KUALA LUMPUR: FOREIGN holdings of Malaysian bonds, particularly Malaysian government papers, which have risen to significant levels in recent times, are likely to pose a liquidity risk this year.

However, there is sufficient domestic “dry powder” to absorb selloffs, says Maybank Investment Bank

It says there is sufficient “domestic capacity” to absorb foreign bondholders’ selloffs even in the most “severe” scenario the research house can conceive of for potential selloffs.

“The banking system is sitting on RM171 billion excess liquidity — based on the loans-deposit ratio of 89.8 per cent as at December last year and RM200 billion excess liquidity placed at Bank Negara Malaysia at the end of last year that can be released back into the system,” Maybank Investment said in a report.

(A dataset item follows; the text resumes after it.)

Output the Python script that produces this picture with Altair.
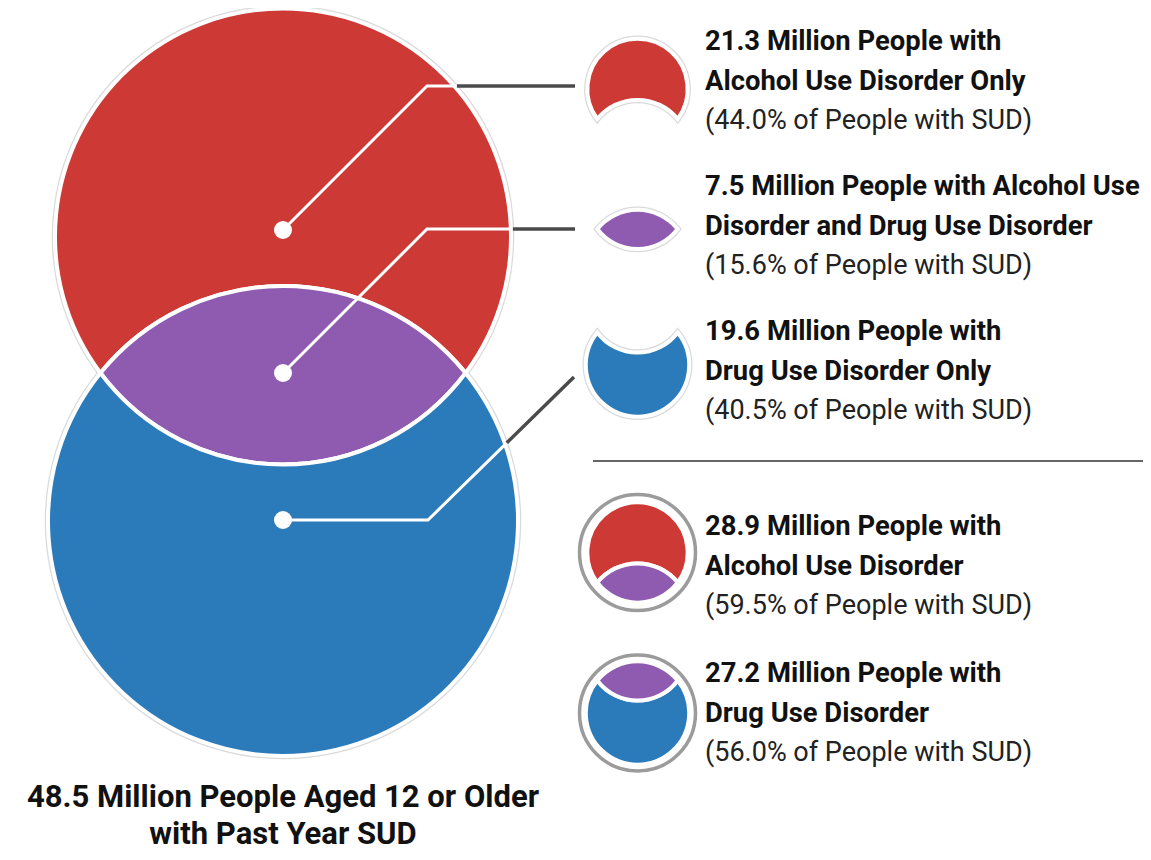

The 10-year MGS (Malaysia Government Securities) yield has fallen further to 4.148 per cent at the end of last month, from 4.228 per cent at the end of December last year.

Foreign holdings of MGS and Malaysian Government Investment Issues (MGII) totalled RM190 billion, or 32.1 per cent, of the total outstanding amount of MGS and MGII.

Liquidity has stabilised with M3 growth and amid recent pick up in M1 growth. One potential risk to liquidity is the selloff in foreign holdings of Malaysian bonds, which are dominated by their ownership.

Three scenarios were drawn up based on the likely selloffs by foreign bondholders.

The “mild” scenario sees the lowest foreign shareholding of total MGS+MGII outstanding was at 28 per cent in August 2013 as a result of “Taper Tantrum”.

“In view of the on-going “Trump Tantrum”, assuming the shareholding drops to 28 per cent, then we are looking at a potential RM24.3 billion decline in the value of foreign holdings of MGS+MGII.”

And the “alternative” scenario that is attracting attention, in view of RM66.8 billion MGS+MGII maturing this year are the three-, five-, seven-and ten-year tenors.

“Assuming they do not re-invest after maturity, then we are looking at a potential RM36 billion decline in the value of foreign holdings of MGS+MGII, leading to a drop in the foreign shareholdings of MGS+MGII to 26 per cent.”

In a severe scenario, it implies potential RM104.5 billion selloffs by foreign asset managers and foreign banks, lowering foreign shareholdings of MGS+MGII to 14.5 per cent.

The research house said money supply (M3) grew by three per cent in December, supported by faster growth in the business sector loans amid slower household loans and total deposit growth.

Total deposits (excluding repurchase agreement) moderated to two per cent in December last year including, the Islamic banking’s investment accounts (IA) that were reclassified from Islamic banking’s deposits July 2015, which resulted in IAs being taken out from the banking system’s total deposits.

The adjusted total deposits, and hence M3 growth for December last year were three per cent year-on-year.

The banking system’s total loans growth was stable at 5.3 per cent as pick up in business loans growth — mainly extended to small and medium enterprises and sectors like finance, insurance and business services, wholesale and retail trade, transport storage and communication and restaurants and hotels — offset the continued slowdown in household loans growth.

M1 (notes and coins in circulation and demand deposits — savings and current accounts — a measure of transaction demand for money, hence a proxy of consumer spending) growth quickened late last year signalling consumer spending growth is intact, notwithstanding the weak consumer sentiment.